5.Decision - Making Suggestions​

For enterprises unfamiliar with PSA oxygen generators, the following strategies can be adopted during the equipment selection process. First, consult a wide range of suppliers, comprehensively collect and compare the technical specifications and performance parameter descriptions of equipment from various manufacturers, and understand the characteristics and advantages of different products on the market. Second, focus on key indicators such as energy consumption, air consumption rate, and operational stability, and conduct objective evaluations of each option. Finally, request suppliers to provide real - world case study materials or conduct on - site equipment demonstrations to verify whether the product performance matches the promotional claims.​
By systematically analyzing these factors, enterprises can select the PSA oxygen generation system that performs best in terms of efficiency, reliability, and cost - effectiveness, based on their own production requirements.
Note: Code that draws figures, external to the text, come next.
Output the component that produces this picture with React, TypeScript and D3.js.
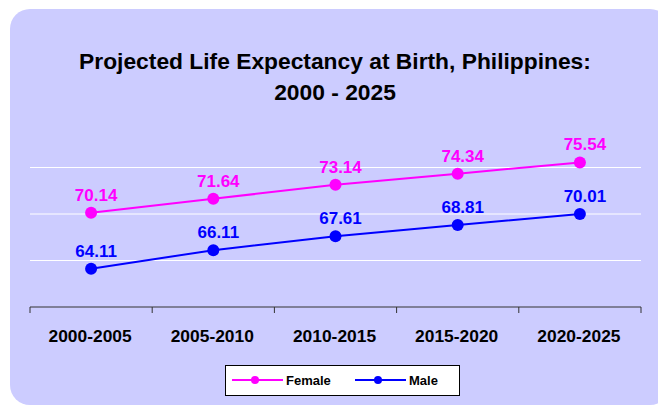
import * as d3 from 'd3'

const categories = ['2000-2005', '2005-2010', '2010-2015', '2015-2020', '2020-2025']
const female = [70.14, 71.64, 73.14, 74.34, 75.54]
const male = [64.11, 66.11, 67.61, 68.81, 70.01]
const gridValues = [65, 70, 75]

const W = 658
const H = 406
const FONT = 'Liberation Sans, Arial, sans-serif'

const series = [
  { name: 'Female', values: female, color: '#FF00FF' },
  { name: 'Male', values: male, color: '#0000FF' },
]

export default function App() {
  const x = d3.scaleBand<string>().domain(categories).range([30, 641]).paddingInner(0).paddingOuter(0)
  const y = d3.scaleLinear().domain([60, 80]).range([307, 121])
  const cx = (c: string) => (x(c) ?? 0) + x.bandwidth() / 2
  const line = d3
    .line<number>()
    .x((_, i) => cx(categories[i]))
    .y((d) => y(d))

  // category boundaries get the tick marks
  const bounds = [...categories.map((c) => x(c) ?? 0), 641]

  return (
    <svg
      width={W}
      height={H}
      style={{ position: 'absolute', left: 0, top: 0, display: 'block' }}
      fontFamily={FONT}
    >
      <rect x={0} y={0} width={W} height={H} fill="#ffffff" />
      <rect x={10} y={9} width={660} height={396} rx={20} ry={20} fill="#CCCCFF" />

      {/* title */}
      <text x={335} y={69} textAnchor="middle" fontSize={22.8} fontWeight="bold" fill="#000">
        Projected Life Expectancy at Birth, Philippines:
      </text>
      <text x={335} y={100} textAnchor="middle" fontSize={22.8} fontWeight="bold" fill="#000">
        2000 - 2025
      </text>

      {/* gridlines */}
      {gridValues.map((v) => (
        <line key={v} x1={30} x2={641} y1={y(v)} y2={y(v)} stroke="#ffffff" strokeWidth={1} />
      ))}

      {/* x axis */}
      <line x1={30} x2={641} y1={y(60)} y2={y(60)} stroke="#333333" strokeWidth={1} />
      {bounds.map((b, i) => (
        <line key={i} x1={b} x2={b} y1={y(60)} y2={y(60) + 6} stroke="#333333" strokeWidth={1} />
      ))}
      {categories.map((c) => (
        <text key={c} x={cx(c) - 1} y={342} textAnchor="middle" fontSize={17.4} fontWeight="bold" fill="#000">
          {c}
        </text>
      ))}

      {/* series */}
      {series.map((s) => (
        <g key={s.name}>
          <path d={line(s.values) ?? ''} fill="none" stroke={s.color} strokeWidth={2} />
          {s.values.map((v, i) => (
            <circle key={i} cx={cx(categories[i])} cy={y(v)} r={6} fill={s.color} />
          ))}
          {s.values.map((v, i) => (
            <text
              key={'l' + i}
              x={cx(categories[i]) + 5}
              y={y(v) - 12}
              textAnchor="middle"
              fontSize={17}
              fontWeight="bold"
              fill={s.color}
            >
              {v.toFixed(2)}
            </text>
          ))}
        </g>
      ))}

      {/* legend */}
      <rect x={225.5} y={365.5} width={234} height={30} fill="#ffffff" stroke="#000" strokeWidth={1} />
      {series.map((s, i) => {
        const lx = i === 0 ? 232 : 355
        return (
          <g key={s.name}>
            <line x1={lx} x2={lx + 51} y1={380} y2={380} stroke={s.color} strokeWidth={2} />
            <circle cx={lx + 23} cy={380} r={4} fill={s.color} />
            <text x={lx + 54} y={385} fontSize={13} fontWeight="bold" fill="#000">
              {s.name}
            </text>
          </g>
        )
      })}
    </svg>
  )
}
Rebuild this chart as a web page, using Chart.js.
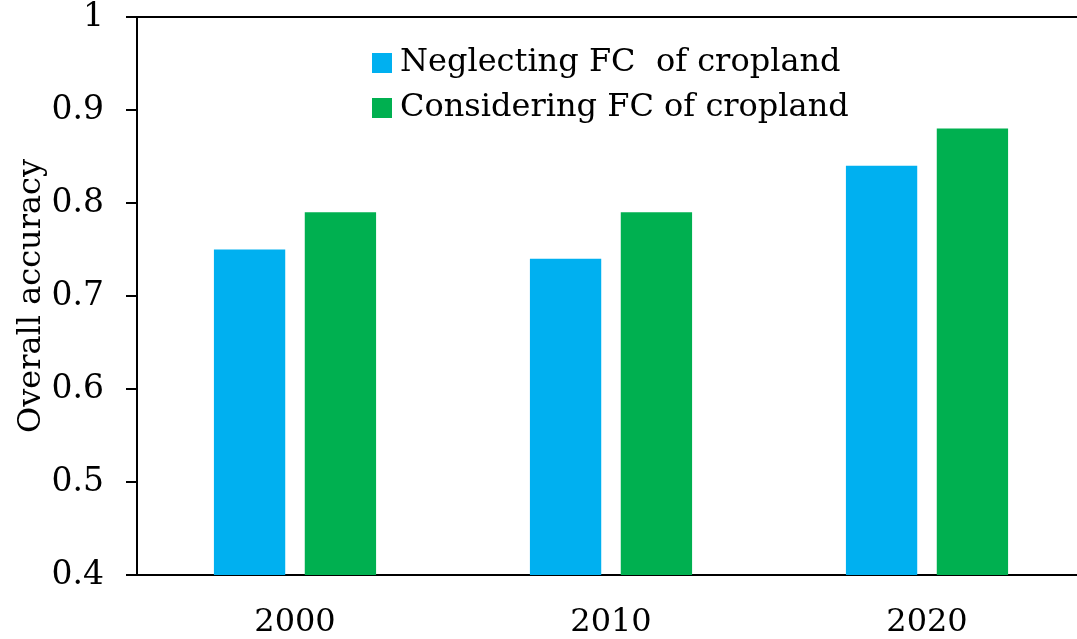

This not only helps to improve production efficiency, reduce operating costs but also enhances the competitiveness of enterprises in the market, enabling sustainable development.​
 

In conclusion, accurately evaluating the performance of PSA oxygen generators requires comprehensive consideration from multiple dimensions, including energy consumption, air consumption rate, commissioning process, and operational stability. During the equipment selection process, enterprises should fully understand their own needs, use scientific evaluation methods, make informed decisions, and provide strong support for the development of the enterprise.
 

6.FAQ
 

1.What are the key parameters for evaluating the performance of PSA oxygen generators?
Key parameters include energy consumption (measured as kWh/m³ of oxygen produced), air consumption rate (the ratio of compressed air to oxygen output), the smoothness of the commissioning process, and the long - term stability of operational parameters like oxygen flow rate, purity, and pressure.
 

2.Why is energy consumption an important metric when evaluating PSA oxygen generators?
Energy consumption directly reflects the energy efficiency of the equipment. In industries with high oxygen demands, such as the chemical industry, long - term energy savings can significantly reduce operating costs. Lower energy consumption also indicates a more efficient oxygen production process.
 

3.How does air consumption rate affect the overall performance of PSA oxygen generators?
A lower air consumption rate implies more efficient use of air resources. It reduces the load on air compressors, cuts down equipment wear and maintenance costs, and indicates superior design and operation of the generator. In large - scale oxygen production, a reduced air consumption rate can lead to substantial economic benefits.
 

4.What are the crucial steps in the commissioning process of PSA oxygen generators?
During commissioning, the generator must follow the correct startup procedure and quickly reach a stable oxygen - production state. Key parameters like oxygen purity and pressure should be verified to meet the equipment's specifications. This ensures minimal downtime and long - term reliable operation.